DATASET CONTENT -

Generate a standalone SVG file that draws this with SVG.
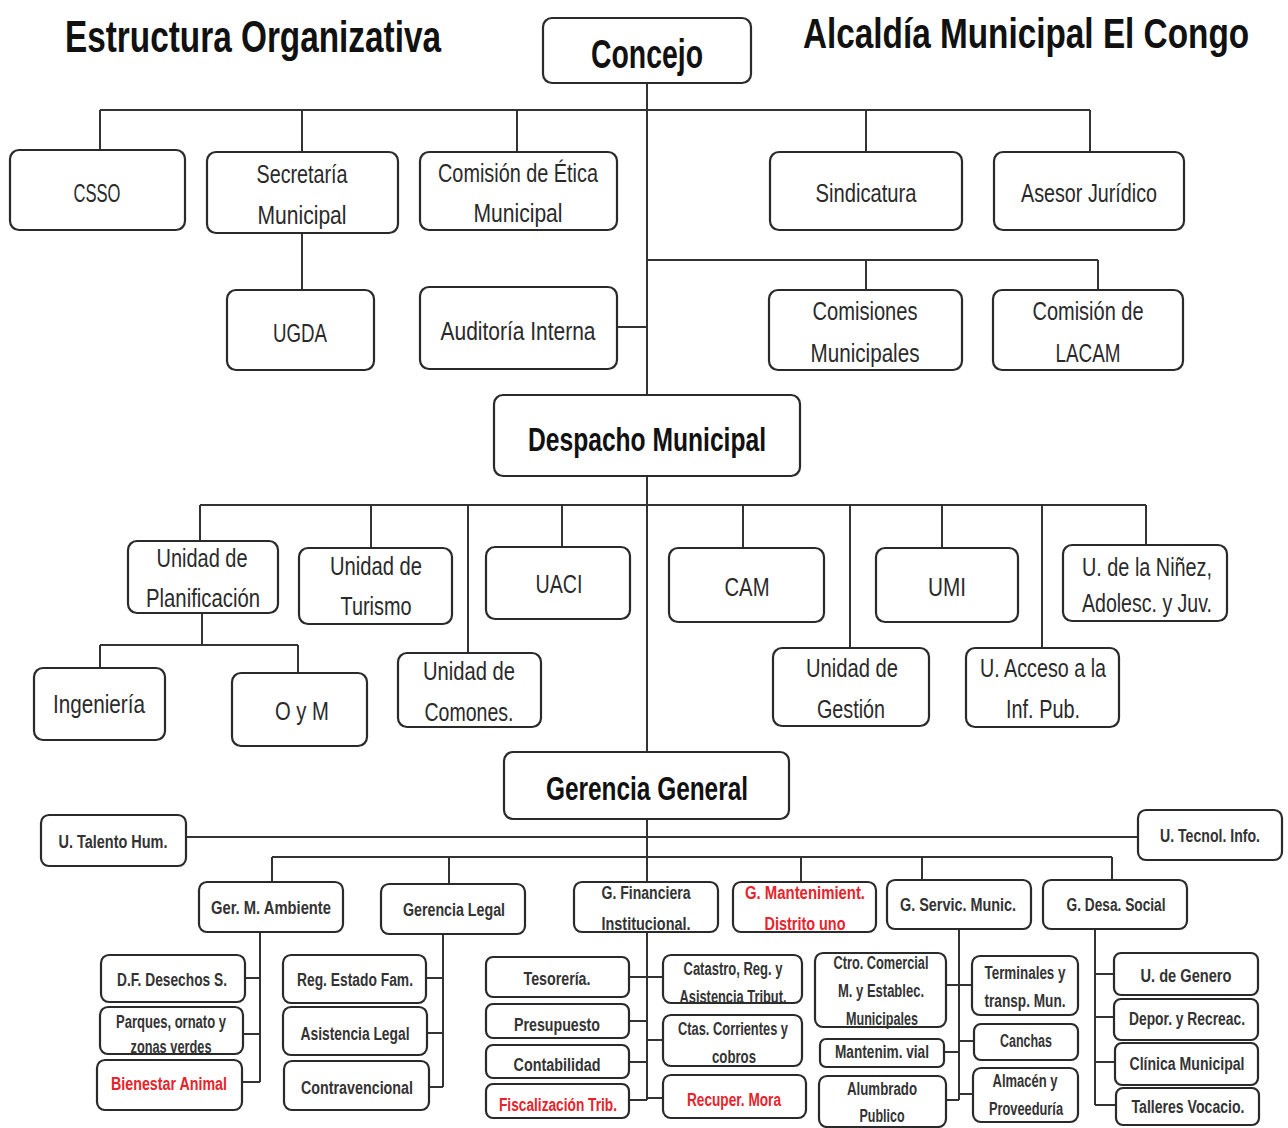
<svg xmlns="http://www.w3.org/2000/svg" width="1288" height="1128" viewBox="0 0 1288 1128">
<style>
.box{fill:#fff;stroke:#2a2a2a;stroke-width:2.2}
.t{font-family:"Liberation Sans",Arial,sans-serif;text-anchor:middle;fill:#2a2a2a}
.l{font-size:26px}
.s{font-size:18px;font-weight:bold;fill:#333}
.b{font-weight:bold;fill:#111}
.red{fill:#e8232b}
.c{stroke:#333;stroke-width:2;fill:none}
</style>
<rect width="1288" height="1128" fill="#fff"/>
<text class="t b" x="253" y="52" font-size="44" textLength="376" lengthAdjust="spacingAndGlyphs">Estructura Organizativa</text>
<text class="t b" x="0" y="0" font-size="43" transform="translate(1026,48) scale(0.776,1)" textLength="575" lengthAdjust="spacingAndGlyphs">Alcaldía Municipal El Congo</text>

<g id="connectors" class="c">
<path d="M647,83V395M647,476V752M647,819V882"/>
<path d="M100,110H1090M100,110V150M302,110V152M517,110V152M866,110V152M1090,110V152"/>
<path d="M302,233V290M617,327H647"/>
<path d="M647,260H1098M866,260V290M1098,260V290"/>
<path d="M200,505H1146M200,505V541M371,505V548M468,505V653M562,505V547M743,505V548M850,505V648M942,505V548M1042,505V648M1146,505V545"/>
<path d="M202,613V645M100,645H298M100,645V668M298,645V673"/>
<path d="M186,837H1138"/>
<path d="M272,857H1112M272,857V882M449,857V884M801,857V882M922,857V880M1112,857V880"/>
<path d="M260,932V1082M245,978H260M243,1034H260M242,1082H260"/>
<path d="M443,934V1087M426,978H443M427,1033H443M429,1087H443"/>
<path d="M647,932V1100M629,977H647M629,1021H647M629,1062H647M629,1100H647M647,977H663M647,1040H663M647,1098H663"/>
<path d="M959,929V1100M946,985H972M944,1052H959M946,1100H959M959,1041H974M959,1094H973"/>
<path d="M1095,929V1105M1095,974H1114M1095,1017H1114M1095,1062H1114M1095,1105H1116"/>
</g>

<g id="concejo"><rect class="box" x="543" y="18" width="208" height="65" rx="9"/><text class="t b" x="647" y="68" font-size="40" textLength="112" lengthAdjust="spacingAndGlyphs">Concejo</text></g>

<g id="csso"><rect class="box" x="10" y="150" width="175" height="80" rx="9"/><text class="t l" x="97" y="202" textLength="47" lengthAdjust="spacingAndGlyphs">CSSO</text></g>
<g id="secretaria"><rect class="box" x="207" y="152" width="191" height="81" rx="9"/><text class="t l" x="302" y="183" textLength="91" lengthAdjust="spacingAndGlyphs">Secretaría</text><text class="t l" x="302" y="224" textLength="89" lengthAdjust="spacingAndGlyphs">Municipal</text></g>
<g id="etica"><rect class="box" x="420" y="152" width="197" height="78" rx="9"/><text class="t l" x="518" y="182" textLength="160" lengthAdjust="spacingAndGlyphs">Comisión de Ética</text><text class="t l" x="518" y="222" textLength="89" lengthAdjust="spacingAndGlyphs">Municipal</text></g>
<g id="sindicatura"><rect class="box" x="770" y="152" width="192" height="78" rx="9"/><text class="t l" x="866" y="202" textLength="101" lengthAdjust="spacingAndGlyphs">Sindicatura</text></g>
<g id="asesor"><rect class="box" x="994" y="152" width="190" height="78" rx="9"/><text class="t l" x="1089" y="202" textLength="136" lengthAdjust="spacingAndGlyphs">Asesor Jurídico</text></g>

<g id="ugda"><rect class="box" x="227" y="290" width="147" height="80" rx="9"/><text class="t l" x="300" y="342" textLength="54" lengthAdjust="spacingAndGlyphs">UGDA</text></g>
<g id="auditoria"><rect class="box" x="420" y="287" width="197" height="82" rx="9"/><text class="t l" x="518" y="340" textLength="155" lengthAdjust="spacingAndGlyphs">Auditoría Interna</text></g>
<g id="comisiones"><rect class="box" x="769" y="290" width="193" height="80" rx="9"/><text class="t l" x="865" y="320" textLength="105" lengthAdjust="spacingAndGlyphs">Comisiones</text><text class="t l" x="865" y="362" textLength="109" lengthAdjust="spacingAndGlyphs">Municipales</text></g>
<g id="lacam"><rect class="box" x="993" y="290" width="190" height="80" rx="9"/><text class="t l" x="1088" y="320" textLength="111" lengthAdjust="spacingAndGlyphs">Comisión de</text><text class="t l" x="1088" y="362" textLength="65" lengthAdjust="spacingAndGlyphs">LACAM</text></g>

<g id="despacho"><rect class="box" x="494" y="395" width="306" height="81" rx="9"/><text class="t b" x="647" y="451" font-size="34" textLength="238" lengthAdjust="spacingAndGlyphs">Despacho Municipal</text></g>

<g id="planificacion"><rect class="box" x="128" y="541" width="150" height="72" rx="9"/><text class="t l" x="202" y="567" textLength="91" lengthAdjust="spacingAndGlyphs">Unidad de</text><text class="t l" x="203" y="607" textLength="114" lengthAdjust="spacingAndGlyphs">Planificación</text></g>
<g id="turismo"><rect class="box" x="299" y="548" width="153" height="76" rx="9"/><text class="t l" x="376" y="575" textLength="92" lengthAdjust="spacingAndGlyphs">Unidad de</text><text class="t l" x="376" y="615" textLength="71" lengthAdjust="spacingAndGlyphs">Turismo</text></g>
<g id="uaci"><rect class="box" x="486" y="547" width="144" height="72" rx="9"/><text class="t l" x="559" y="593" textLength="47" lengthAdjust="spacingAndGlyphs">UACI</text></g>
<g id="cam"><rect class="box" x="669" y="548" width="155" height="74" rx="9"/><text class="t l" x="747" y="596" textLength="45" lengthAdjust="spacingAndGlyphs">CAM</text></g>
<g id="umi"><rect class="box" x="876" y="548" width="142" height="74" rx="9"/><text class="t l" x="947" y="596" textLength="38" lengthAdjust="spacingAndGlyphs">UMI</text></g>
<g id="ninez"><rect class="box" x="1063" y="545" width="164" height="76" rx="9"/><text class="t l" x="1147" y="576" textLength="130" lengthAdjust="spacingAndGlyphs">U. de la Niñez,</text><text class="t l" x="1147" y="612" textLength="130" lengthAdjust="spacingAndGlyphs">Adolesc. y Juv.</text></g>

<g id="ingenieria"><rect class="box" x="34" y="668" width="131" height="72" rx="9"/><text class="t l" x="99" y="713" textLength="92" lengthAdjust="spacingAndGlyphs">Ingeniería</text></g>
<g id="oym"><rect class="box" x="232" y="673" width="135" height="73" rx="9"/><text class="t l" x="302" y="720" textLength="54" lengthAdjust="spacingAndGlyphs">O y M</text></g>
<g id="comones"><rect class="box" x="398" y="653" width="143" height="74" rx="9"/><text class="t l" x="469" y="680" textLength="92" lengthAdjust="spacingAndGlyphs">Unidad de</text><text class="t l" x="469" y="721" textLength="89" lengthAdjust="spacingAndGlyphs">Comones.</text></g>
<g id="gestion"><rect class="box" x="773" y="648" width="156" height="78" rx="9"/><text class="t l" x="852" y="677" textLength="92" lengthAdjust="spacingAndGlyphs">Unidad de</text><text class="t l" x="851" y="718" textLength="68" lengthAdjust="spacingAndGlyphs">Gestión</text></g>
<g id="acceso"><rect class="box" x="966" y="648" width="153" height="79" rx="9"/><text class="t l" x="1043" y="677" textLength="126" lengthAdjust="spacingAndGlyphs">U. Acceso a la</text><text class="t l" x="1043" y="718" textLength="74" lengthAdjust="spacingAndGlyphs">Inf. Pub.</text></g>

<g id="gerencia"><rect class="box" x="504" y="752" width="285" height="67" rx="9"/><text class="t b" x="647" y="800" font-size="34" textLength="202" lengthAdjust="spacingAndGlyphs">Gerencia General</text></g>

<g id="talento"><rect class="box" x="41" y="815" width="145" height="51" rx="8"/><text class="t s" x="113" y="848" textLength="109" lengthAdjust="spacingAndGlyphs">U. Talento Hum.</text></g>
<g id="tecnol"><rect class="box" x="1138" y="810" width="144" height="50" rx="8"/><text class="t s" x="1210" y="842" textLength="100" lengthAdjust="spacingAndGlyphs">U. Tecnol. Info.</text></g>

<g id="ambiente"><rect class="box" x="199" y="882" width="144" height="50" rx="8"/><text class="t s" x="271" y="914" textLength="120" lengthAdjust="spacingAndGlyphs">Ger. M. Ambiente</text></g>
<g id="legal"><rect class="box" x="381" y="884" width="144" height="50" rx="8"/><text class="t s" x="454" y="916" textLength="102" lengthAdjust="spacingAndGlyphs">Gerencia Legal</text></g>
<g id="financiera"><rect class="box" x="574" y="882" width="144" height="50" rx="8"/><text class="t s" x="646" y="899" textLength="89" lengthAdjust="spacingAndGlyphs">G. Financiera</text><text class="t s" x="646" y="930" textLength="89" lengthAdjust="spacingAndGlyphs">Institucional.</text></g>
<g id="mantenimiento"><rect class="box" x="733" y="882" width="143" height="50" rx="8"/><text class="t s red" x="805" y="899" textLength="120" lengthAdjust="spacingAndGlyphs">G. Mantenimient.</text><text class="t s red" x="805" y="930" textLength="81" lengthAdjust="spacingAndGlyphs">Distrito uno</text></g>
<g id="servicios"><rect class="box" x="887" y="880" width="144" height="49" rx="8"/><text class="t s" x="958" y="911" textLength="116" lengthAdjust="spacingAndGlyphs">G. Servic. Munic.</text></g>
<g id="desarrollo"><rect class="box" x="1043" y="880" width="144" height="49" rx="8"/><text class="t s" x="1116" y="911" textLength="99" lengthAdjust="spacingAndGlyphs">G. Desa. Social</text></g>

<g id="desechos"><rect class="box" x="101" y="955" width="144" height="47" rx="8"/><text class="t s" x="172" y="986" textLength="110" lengthAdjust="spacingAndGlyphs">D.F. Desechos S.</text></g>
<g id="parques"><rect class="box" x="100" y="1007" width="143" height="47" rx="8"/><text class="t s" x="171" y="1028" textLength="110" lengthAdjust="spacingAndGlyphs">Parques, ornato y</text><text class="t s" x="171" y="1053" textLength="81" lengthAdjust="spacingAndGlyphs">zonas verdes</text></g>
<g id="bienestar"><rect class="box" x="97" y="1060" width="145" height="50" rx="8"/><text class="t s red" x="169" y="1090" textLength="116" lengthAdjust="spacingAndGlyphs">Bienestar Animal</text></g>

<g id="registro"><rect class="box" x="283" y="955" width="143" height="48" rx="8"/><text class="t s" x="355" y="986" textLength="116" lengthAdjust="spacingAndGlyphs">Reg. Estado Fam.</text></g>
<g id="asistencia"><rect class="box" x="283" y="1007" width="144" height="48" rx="8"/><text class="t s" x="355" y="1040" textLength="109" lengthAdjust="spacingAndGlyphs">Asistencia Legal</text></g>
<g id="contravencional"><rect class="box" x="284" y="1061" width="145" height="49" rx="8"/><text class="t s" x="357" y="1094" textLength="112" lengthAdjust="spacingAndGlyphs">Contravencional</text></g>

<g id="tesoreria"><rect class="box" x="486" y="957" width="143" height="40" rx="7"/><text class="t s" x="557" y="985" textLength="67" lengthAdjust="spacingAndGlyphs">Tesorería.</text></g>
<g id="presupuesto"><rect class="box" x="486" y="1004" width="143" height="34" rx="7"/><text class="t s" x="557" y="1031" textLength="86" lengthAdjust="spacingAndGlyphs">Presupuesto</text></g>
<g id="contabilidad"><rect class="box" x="486" y="1045" width="143" height="33" rx="7"/><text class="t s" x="557" y="1071" textLength="87" lengthAdjust="spacingAndGlyphs">Contabilidad</text></g>
<g id="fiscalizacion"><rect class="box" x="486" y="1084" width="143" height="34" rx="7"/><text class="t s red" x="558" y="1111" textLength="118" lengthAdjust="spacingAndGlyphs">Fiscalización Trib.</text></g>

<g id="catastro"><rect class="box" x="663" y="955" width="139" height="48" rx="8"/><text class="t s" x="733" y="975" textLength="99" lengthAdjust="spacingAndGlyphs">Catastro, Reg. y</text><text class="t s" x="733" y="1003" textLength="107" lengthAdjust="spacingAndGlyphs">Asistencia Tribut.</text></g>
<g id="cuentas"><rect class="box" x="663" y="1015" width="139" height="51" rx="8"/><text class="t s" x="733" y="1035" textLength="110" lengthAdjust="spacingAndGlyphs">Ctas. Corrientes y</text><text class="t s" x="734" y="1063" textLength="44" lengthAdjust="spacingAndGlyphs">cobros</text></g>
<g id="mora"><rect class="box" x="663" y="1075" width="143" height="43" rx="8"/><text class="t s red" x="734" y="1106" textLength="94" lengthAdjust="spacingAndGlyphs">Recuper. Mora</text></g>

<g id="comercial"><rect class="box" x="815" y="953" width="131" height="74" rx="8"/><text class="t s" x="881" y="969" textLength="95" lengthAdjust="spacingAndGlyphs">Ctro. Comercial</text><text class="t s" x="881" y="997" textLength="86" lengthAdjust="spacingAndGlyphs">M. y Establec.</text><text class="t s" x="882" y="1025" textLength="72" lengthAdjust="spacingAndGlyphs">Municipales</text></g>
<g id="vial"><rect class="box" x="820" y="1039" width="124" height="28" rx="6"/><text class="t s" x="882" y="1058" textLength="94" lengthAdjust="spacingAndGlyphs">Mantenim. vial</text></g>
<g id="alumbrado"><rect class="box" x="819" y="1076" width="127" height="51" rx="8"/><text class="t s" x="882" y="1095" textLength="70" lengthAdjust="spacingAndGlyphs">Alumbrado</text><text class="t s" x="882" y="1122" textLength="45" lengthAdjust="spacingAndGlyphs">Publico</text></g>

<g id="terminales"><rect class="box" x="972" y="956" width="106" height="59" rx="8"/><text class="t s" x="1025" y="979" textLength="81" lengthAdjust="spacingAndGlyphs">Terminales y</text><text class="t s" x="1025" y="1007" textLength="81" lengthAdjust="spacingAndGlyphs">transp. Mun.</text></g>
<g id="canchas"><rect class="box" x="974" y="1024" width="104" height="36" rx="7"/><text class="t s" x="1026" y="1047" textLength="52" lengthAdjust="spacingAndGlyphs">Canchas</text></g>
<g id="almacen"><rect class="box" x="973" y="1068" width="105" height="54" rx="8"/><text class="t s" x="1025" y="1087" textLength="65" lengthAdjust="spacingAndGlyphs">Almacén y</text><text class="t s" x="1026" y="1115" textLength="74" lengthAdjust="spacingAndGlyphs">Proveeduría</text></g>

<g id="genero"><rect class="box" x="1114" y="953" width="144" height="42" rx="7"/><text class="t s" x="1186" y="982" textLength="91" lengthAdjust="spacingAndGlyphs">U. de Genero</text></g>
<g id="deportes"><rect class="box" x="1114" y="999" width="144" height="41" rx="7"/><text class="t s" x="1187" y="1025" textLength="116" lengthAdjust="spacingAndGlyphs">Depor. y Recreac.</text></g>
<g id="clinica"><rect class="box" x="1115" y="1043" width="143" height="42" rx="7"/><text class="t s" x="1187" y="1070" textLength="115" lengthAdjust="spacingAndGlyphs">Clínica Municipal</text></g>
<g id="talleres"><rect class="box" x="1116" y="1088" width="143" height="37" rx="7"/><text class="t s" x="1188" y="1113" textLength="113" lengthAdjust="spacingAndGlyphs">Talleres Vocacio.</text></g>
</svg>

THE PROBLEM -
Repeat, with no pictures, each line from the beginning of the data through the line containing "Municipal El Congo</text>", inclusive.

SOLUTION TO THE PROBLEM -
Generate a standalone SVG file that draws this with SVG.
<svg xmlns="http://www.w3.org/2000/svg" width="1288" height="1128" viewBox="0 0 1288 1128">
<style>
.box{fill:#fff;stroke:#2a2a2a;stroke-width:2.2}
.t{font-family:"Liberation Sans",Arial,sans-serif;text-anchor:middle;fill:#2a2a2a}
.l{font-size:26px}
.s{font-size:18px;font-weight:bold;fill:#333}
.b{font-weight:bold;fill:#111}
.red{fill:#e8232b}
.c{stroke:#333;stroke-width:2;fill:none}
</style>
<rect width="1288" height="1128" fill="#fff"/>
<text class="t b" x="253" y="52" font-size="44" textLength="376" lengthAdjust="spacingAndGlyphs">Estructura Organizativa</text>
<text class="t b" x="0" y="0" font-size="43" transform="translate(1026,48) scale(0.776,1)" textLength="575" lengthAdjust="spacingAndGlyphs">Alcaldía Municipal El Congo</text>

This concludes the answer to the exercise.